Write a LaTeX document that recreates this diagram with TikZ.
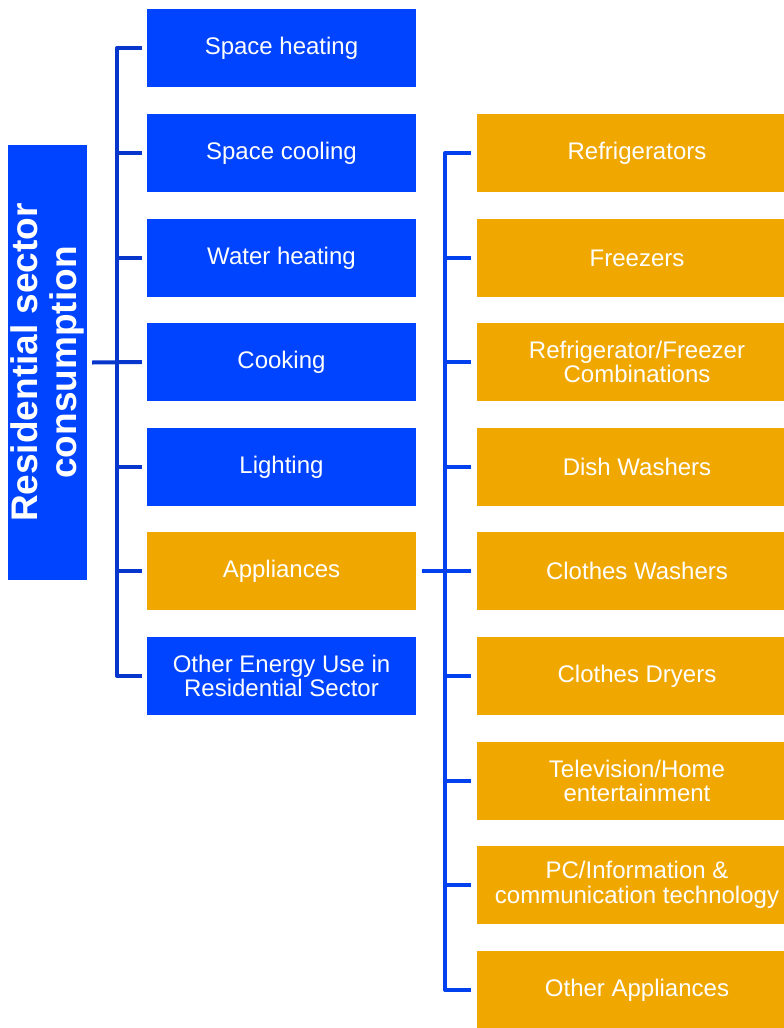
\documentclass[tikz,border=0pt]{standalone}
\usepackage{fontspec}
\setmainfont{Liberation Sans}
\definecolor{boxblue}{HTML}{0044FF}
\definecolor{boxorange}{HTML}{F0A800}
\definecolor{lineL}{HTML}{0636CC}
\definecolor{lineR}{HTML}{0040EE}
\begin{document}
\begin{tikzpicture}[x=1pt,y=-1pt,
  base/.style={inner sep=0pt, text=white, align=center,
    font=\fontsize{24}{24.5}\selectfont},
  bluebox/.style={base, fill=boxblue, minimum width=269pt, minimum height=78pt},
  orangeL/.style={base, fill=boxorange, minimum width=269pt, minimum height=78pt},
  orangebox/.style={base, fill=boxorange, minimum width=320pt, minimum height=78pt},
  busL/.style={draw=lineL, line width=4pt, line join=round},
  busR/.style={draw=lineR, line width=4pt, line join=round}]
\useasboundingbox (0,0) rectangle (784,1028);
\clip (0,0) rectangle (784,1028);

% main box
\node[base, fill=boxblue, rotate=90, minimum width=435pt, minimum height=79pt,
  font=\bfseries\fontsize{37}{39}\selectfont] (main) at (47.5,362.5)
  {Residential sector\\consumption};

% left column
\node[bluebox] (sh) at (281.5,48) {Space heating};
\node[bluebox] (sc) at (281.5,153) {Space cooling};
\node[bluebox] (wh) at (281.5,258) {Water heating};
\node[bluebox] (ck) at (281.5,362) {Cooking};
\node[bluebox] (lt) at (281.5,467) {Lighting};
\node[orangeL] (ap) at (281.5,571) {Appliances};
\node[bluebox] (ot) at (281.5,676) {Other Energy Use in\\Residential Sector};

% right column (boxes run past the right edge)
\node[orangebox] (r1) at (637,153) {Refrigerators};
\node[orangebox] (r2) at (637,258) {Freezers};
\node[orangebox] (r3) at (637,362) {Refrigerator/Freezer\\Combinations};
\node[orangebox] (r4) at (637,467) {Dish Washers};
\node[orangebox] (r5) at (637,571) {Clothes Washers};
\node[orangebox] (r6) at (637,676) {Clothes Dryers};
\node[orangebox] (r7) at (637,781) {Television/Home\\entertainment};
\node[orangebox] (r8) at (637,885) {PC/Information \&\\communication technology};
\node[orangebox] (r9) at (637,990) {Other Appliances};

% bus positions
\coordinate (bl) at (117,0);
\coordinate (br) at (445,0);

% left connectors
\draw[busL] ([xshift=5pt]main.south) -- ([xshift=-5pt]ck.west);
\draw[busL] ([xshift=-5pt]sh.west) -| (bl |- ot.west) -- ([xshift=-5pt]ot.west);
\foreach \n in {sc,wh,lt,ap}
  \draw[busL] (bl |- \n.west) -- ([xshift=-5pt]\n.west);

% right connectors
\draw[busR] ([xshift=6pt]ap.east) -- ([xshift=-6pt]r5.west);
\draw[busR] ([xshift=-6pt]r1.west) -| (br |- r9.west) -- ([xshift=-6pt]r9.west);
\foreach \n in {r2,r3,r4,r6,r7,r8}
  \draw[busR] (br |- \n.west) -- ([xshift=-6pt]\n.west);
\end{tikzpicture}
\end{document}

Problem to work on. Repeat the material above verbatim, with no pictures in the output.

The solution.
Write a LaTeX document that recreates this diagram with TikZ.
\documentclass[tikz,border=0pt]{standalone}
\usepackage{fontspec}
\setmainfont{Liberation Sans}
\definecolor{boxblue}{HTML}{0044FF}
\definecolor{boxorange}{HTML}{F0A800}
\definecolor{lineL}{HTML}{0636CC}
\definecolor{lineR}{HTML}{0040EE}
\begin{document}
\begin{tikzpicture}[x=1pt,y=-1pt,
  base/.style={inner sep=0pt, text=white, align=center,
    font=\fontsize{24}{24.5}\selectfont},
  bluebox/.style={base, fill=boxblue, minimum width=269pt, minimum height=78pt},
  orangeL/.style={base, fill=boxorange, minimum width=269pt, minimum height=78pt},
  orangebox/.style={base, fill=boxorange, minimum width=320pt, minimum height=78pt},
  busL/.style={draw=lineL, line width=4pt, line join=round},
  busR/.style={draw=lineR, line width=4pt, line join=round}]
\useasboundingbox (0,0) rectangle (784,1028);
\clip (0,0) rectangle (784,1028);

% main box
\node[base, fill=boxblue, rotate=90, minimum width=435pt, minimum height=79pt,
  font=\bfseries\fontsize{37}{39}\selectfont] (main) at (47.5,362.5)
  {Residential sector\\consumption};

% left column
\node[bluebox] (sh) at (281.5,48) {Space heating};
\node[bluebox] (sc) at (281.5,153) {Space cooling};
\node[bluebox] (wh) at (281.5,258) {Water heating};
\node[bluebox] (ck) at (281.5,362) {Cooking};
\node[bluebox] (lt) at (281.5,467) {Lighting};
\node[orangeL] (ap) at (281.5,571) {Appliances};
\node[bluebox] (ot) at (281.5,676) {Other Energy Use in\\Residential Sector};

% right column (boxes run past the right edge)
\node[orangebox] (r1) at (637,153) {Refrigerators};
\node[orangebox] (r2) at (637,258) {Freezers};
\node[orangebox] (r3) at (637,362) {Refrigerator/Freezer\\Combinations};
\node[orangebox] (r4) at (637,467) {Dish Washers};
\node[orangebox] (r5) at (637,571) {Clothes Washers};
\node[orangebox] (r6) at (637,676) {Clothes Dryers};
\node[orangebox] (r7) at (637,781) {Television/Home\\entertainment};
\node[orangebox] (r8) at (637,885) {PC/Information \&\\communication technology};
\node[orangebox] (r9) at (637,990) {Other Appliances};

% bus positions
\coordinate (bl) at (117,0);
\coordinate (br) at (445,0);

% left connectors
\draw[busL] ([xshift=5pt]main.south) -- ([xshift=-5pt]ck.west);
\draw[busL] ([xshift=-5pt]sh.west) -| (bl |- ot.west) -- ([xshift=-5pt]ot.west);
\foreach \n in {sc,wh,lt,ap}
  \draw[busL] (bl |- \n.west) -- ([xshift=-5pt]\n.west);

% right connectors
\draw[busR] ([xshift=6pt]ap.east) -- ([xshift=-6pt]r5.west);
\draw[busR] ([xshift=-6pt]r1.west) -| (br |- r9.west) -- ([xshift=-6pt]r9.west);
\foreach \n in {r2,r3,r4,r6,r7,r8}
  \draw[busR] (br |- \n.west) -- ([xshift=-6pt]\n.west);
\end{tikzpicture}
\end{document}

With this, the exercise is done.